The Ministry of Culture of Lula's government thinks we must prepare ourselves
for this, concretely, in order to become a pole of free software in the world.
This is the route to the whole realm of digital culture. This is the
route to the inclusion of all Brazilians in the contemporary cultural universe."
hydrarchist submits:
"This seems relevant for many reasons, be they the expectations of Lula, the venerated position occupied by Gil because of his cultural capital, and the emerging recognition of the importance of free software in modern productive forces."
Speech of the Brazilian Minister of Culture, Gilberto Gil, in the
seminar "Free Software and the Development of Brazil."
"On the Way to Digital Democracy"
Gilberto Gil, Brasilia, 19th August 2003
We must not ignore the fact that digital culture extends its network
over the whole planet, and is going through decisive moments in
terms both of transformative thought and of utopia.
It's enough to recall the contercultural achievement of the microcomputer.
The counterculture was responsible for bringing the computer from the
industrial-military complex into the space of personal use, breaking the
monopoly of IBM in the area of computing. The writer Pierre Levy spoke,
correctly, of the countercultural detour of high technology, a 'high-tech
DIY', among little defined underground groups, observing that 'a picturesque
community of Californian youth at the margins of the system invented the
personal computer'.
In the same way there was a kind of counter-cultural migration of LSD trips
into the high-tech laboratories and the dream of virtual reality. California
was, at that time, both a centre of the countercultural journey and a
centre of advanced technological research. And everything was mixed together:
Janis Joplin and electronic engineering, changers of states of consciousness
and computer programmers. So it was that Stewart Brand, organizer of the
great psychedelic festival of 1966 in San Francisco ended up in the
'Media Lab' of the Massachussets Institute of technology (MIT), working
side by side with Nicholas Negroponte.
The truth is that at that time a few militants of the counterculture had begun
to see computers as a revolutionary instrument for social and cultural
transformation. So we can in fact speak of a kind of electronic counterculturalism,
including books like 'Computer Lib' by Ted Nelson, a young man who had grown
up surrounded by rock and the underground. The aforementioned victory over
technological centralization at the hands of IBM took place in this context.

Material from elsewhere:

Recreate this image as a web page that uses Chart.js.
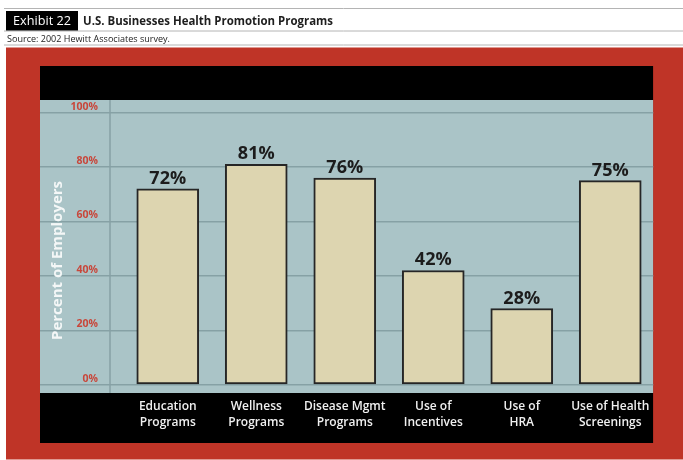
<!DOCTYPE html>
<html><head><meta charset="utf-8">
<script src="https://cdn.jsdelivr.net/npm/chart.js@4"></script>
<style>
html,body{margin:0;padding:0;background:#fff;overflow:hidden}
#wrap{position:relative;width:683px;height:460px}
canvas{position:absolute;left:0;top:0}
.t{position:absolute;white-space:nowrap;transform-origin:0 50%;font-family:"Open Sans",sans-serif;line-height:1}
</style></head><body>
<div id="wrap">
<canvas id="c" width="683" height="460"></canvas>
<div class="t" id="ex" data-w="58" style="left:12.7px;top:14px;font-size:13px;color:#fff;font-weight:500">Exhibit 22</div>
<div class="t" id="ti" data-w="250" style="left:83.3px;top:14px;font-size:13px;color:#1e1e1e;font-weight:700">U.S. Businesses Health Promotion Programs</div>
<div class="t" id="so" data-w="163" style="left:6.7px;top:35px;font-size:8.5px;color:#222;font-weight:400">Source: 2002 Hewitt Associates survey.</div>
</div>
<script>
const categories = [["Education","Programs"],["Wellness","Programs"],["Disease Mgmt","Programs"],["Use of","Incentives"],["Use of","HRA"],["Use of Health","Screenings"]];
const values = [72, 81, 76, 42, 28, 75];
const yTicks = [0, 20, 40, 60, 80, 100];
const yTitle = "Percent of Employers";

document.querySelectorAll('.t').forEach(el=>{
  const w = el.getBoundingClientRect().width;
  const target = +el.dataset.w;
  el.style.transform = 'scaleX(' + (target / w) + ')';
});

const frame = {
  id:'frame',
  beforeDraw(chart){
    const c = chart.ctx;
    c.save();
    c.fillStyle = '#fff'; c.fillRect(0,0,683,460);
    c.strokeStyle = '#b4b4b4'; c.lineWidth = 1;
    [8.5, 31, 45].forEach(y=>{ c.beginPath(); c.moveTo(4,y); c.lineTo(683,y); c.stroke(); });
    c.fillStyle = '#000'; c.fillRect(6,11,72,19.5);
    c.fillStyle = '#bf3427'; c.fillRect(6,47.5,677,412);
    c.fillStyle = '#000'; c.fillRect(40,66,613.3,377);
    c.fillStyle = '#aac4c7'; c.fillRect(40,100,613.3,293);
    c.restore();
  },
  beforeDatasetsDraw(chart){
    const c = chart.ctx;
    c.save();
    c.strokeStyle = '#86a1a5'; c.lineWidth = 1.5;
    c.beginPath(); c.moveTo(110,100); c.lineTo(110,393); c.stroke();
    c.translate(57.3, 260.5); c.rotate(-Math.PI/2);
    c.fillStyle = '#f4f7f7'; c.font = '700 15px "Open Sans"';
    c.textAlign = 'center'; c.textBaseline = 'middle';
    c.fillText(yTitle, 0, 0);
    c.restore();
  },
  afterDatasetsDraw(chart){
    const c = chart.ctx;
    const meta = chart.getDatasetMeta(0);
    c.save();
    c.fillStyle = '#1c1c1c'; c.font = '700 18px "Open Sans"';
    c.textAlign = 'center'; c.textBaseline = 'alphabetic';
    meta.data.forEach((bar,i)=>{ c.fillText(values[i] + '%', bar.x, bar.y - 5); });
    c.restore();
  },
  afterDraw(chart){
    const c = chart.ctx;
    c.save();
    c.fillStyle = '#bf3427'; c.fillRect(653.3,66,30,377);
    c.restore();
  }
};

new Chart(document.getElementById('c'), {
  type:'bar',
  data:{labels:categories, datasets:[{data:values, backgroundColor:'#ddd5b0', borderColor:'#262626', borderWidth:2, barThickness:62, borderSkipped:false}]},
  options:{
    responsive:false, animation:false, devicePixelRatio:1,
    layout:{padding:{left:40, top:100, right:28.5, bottom:17}},
    plugins:{legend:{display:false}, tooltip:{enabled:false}},
    scales:{
      x:{
        grid:{display:false, drawTicks:false}, border:{display:false},
        ticks:{color:'#f0f0f0', font:{family:'"Open Sans"', size:12, weight:'600', lineHeight:1.333}, padding:6, maxRotation:0, autoSkip:false},
        afterFit(s){ s.height = 50; }
      },
      y:{
        min:-3.05, max:104.67,
        afterBuildTicks(s){ s.ticks = yTicks.map(v=>({value:v})); },
        grid:{color:'#86a1a5', lineWidth:1.5, drawTicks:true, tickLength:83.5, tickColor:'#86a1a5'},
        border:{display:false},
        ticks:{color:'#c8473b', font:{family:'"Open Sans"', size:10.5, weight:'700'}, padding:-58, labelOffset:-6, callback:v=>v + '%'},
        afterFit(s){ s.width = 83.5; }
      }
    }
  },
  plugins:[frame]
});
</script>
</body></html>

It was a conquest by ordinary citizens. And it was also in this context
impregnated with countercultural utopianism that 'Apple' appeared, the model
par excellence of the personal computer.
That is to say: what we see in the world today, in the digital, computing,
space began from the liberating movement of the counterculture. Nothing more
natural then, given this politico-cultural perspective, than a movement in
favour of free software, with the aim of pragmatically making viable one
more project of our realist utopians.
It is a strategic position. Free software will be essential, fundamental,
for us to have freedom and autonomy in the digital world of the 21st
century. It is a 'sine qua non' of any truly democratic project for
ending the digital divide.
We cannot allow ourselves to become eternal payers of royalties to the
owners of closed languages and formats. Free software is the opposite of
that. It will allow the mass inclusion of people. It will allow the development
of small Brazilian companies, our future software houses. And it will be
able to create employment for thousands and thousands of technicians.
The Ministry of Culture of Lula's government thinks we must prepare ourselves
for this, concretely, in order to become a pole of free software in the world.
This is the route to the whole realm of digital culture. This is the
route to the inclusion of all Brazilians in the contemporary cultural universe."